The book was by Arthur Shuttlewood, a local journalist: it was probably the most popular of quite a number by him on the same theme. The Warminster Mystery was published in Tandem paperback in 1973; it was followed by The Flying Saucerers (Sphere, 1976), UFO Magic in Motion (Sphere, 1979) and the unimaginatively-titled More UFOs Over Warminster (A Barker, 1979). He had also published Warnings From Flying Friends from Portway Press in 1968, a library publisher and UFOs: Key to the New Age in 1971 from the Regency Press, usually a subsidy publisher.

His style is often vivid and exclamatory, and may not inspire confidence. We must also acknowledge that as a newsman the author could not help but have an interest in heightening and sustaining the idea of a strange and special crisis going on in and around the town. But in fact once the hyperbole is cleared away, he is quite precise about giving dates, locations and the names of witnesses. One thing is clear from his book: in the early 1960s, a significant number of “ordinary” Warminster people said they had seen or heard something well outside the common run of natural experience.

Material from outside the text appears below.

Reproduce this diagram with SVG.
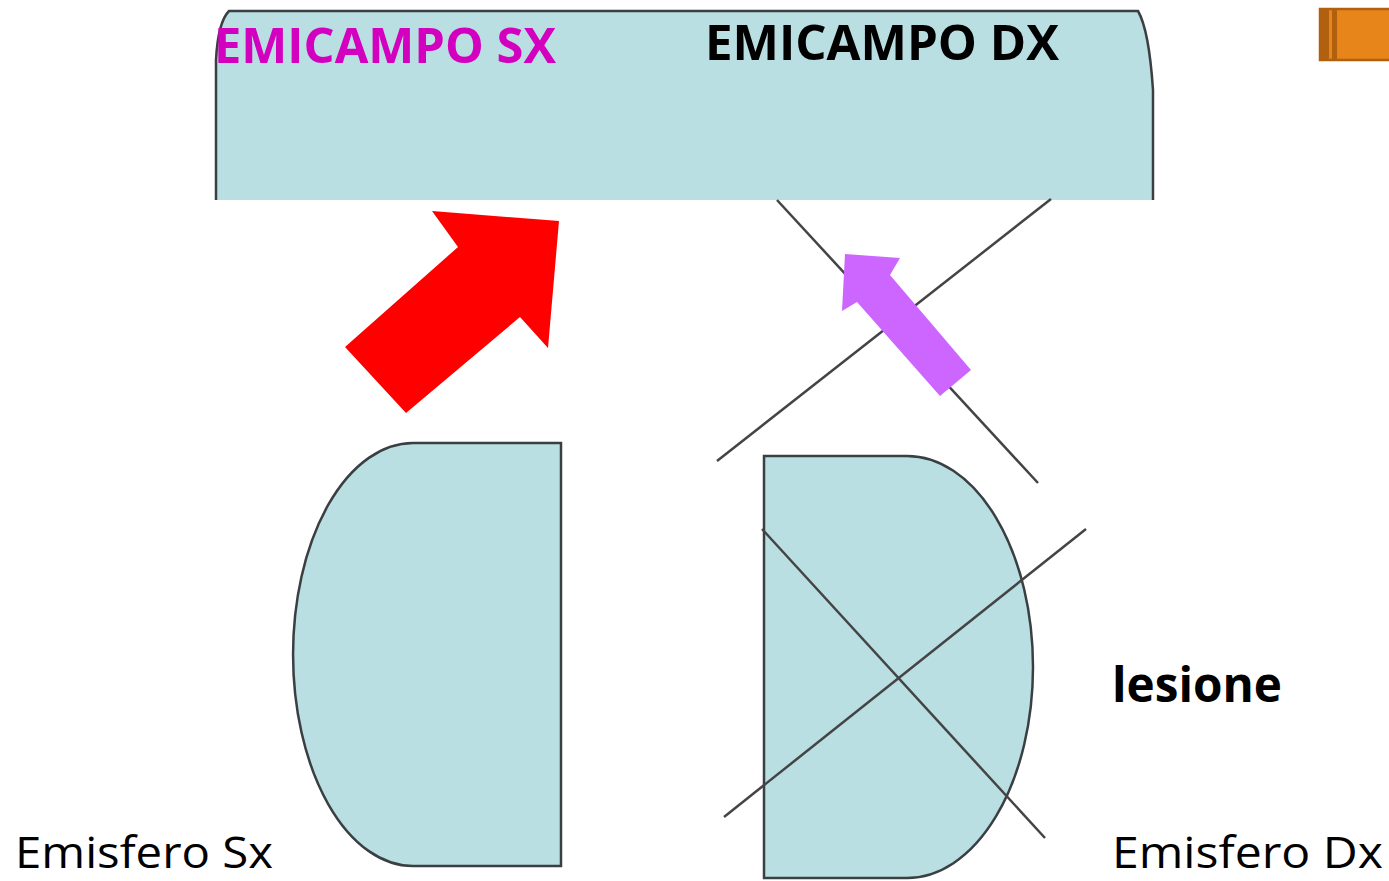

Interest in UFOs, ley lines and similar Aquarian Age motifs has waned in the sixty years since their peak, and they are now regarded mostly as cultural phenomena with a certain retro charm, symbols of a particular time, evoked with a bemused affection. There is a well-informed discussion of the matter on the BBC News website (“The mystery of Warminster’s ‘UFO’”, 20 May 2010) by Kevin Goodman, described as a ‘UFO expert’: he also runs the UFO Warminster website (www.ufo-warminster.co.uk). 

He describes how at one point the town had its own UFO newsletter, The Fountain, published from Star House, a privately-funded research centre, and a separate volunteer network, called Info. Goodman reports that “Arthur Shuttlewood died in Warminster in 1996. With his death, the last lingering memories slowly faded away,” but he adds, “all I can say is this: something strange did happen there. I know. For a time, I was part of it.”

By the time I visited, in the 1980s, the town was quiet again. There was no obvious sign of its dramatic past. It seemed a slow, steady, subdued sort of place. I was looking then, not for the afterglow of the UFOs or the doings of the Thing, but for clues to the secret zodiac that, so far as I knew then, had never been documented or described. 

The Wiltshire Zodiac, with Warminster at its centre, was one of a number of such landscape mysteries that had begun to be identified, or imagined (depending on your point of view), under the influence of the Glastonbury Zodiac, originally described by the sculptor and mystic Katharine Maltwood in 1935: I am working on an informal bibliography of them. So if you should happen to notice any astrological symbols while poring over maps of Wiltshire or exploring its mystic terrain, do let me know.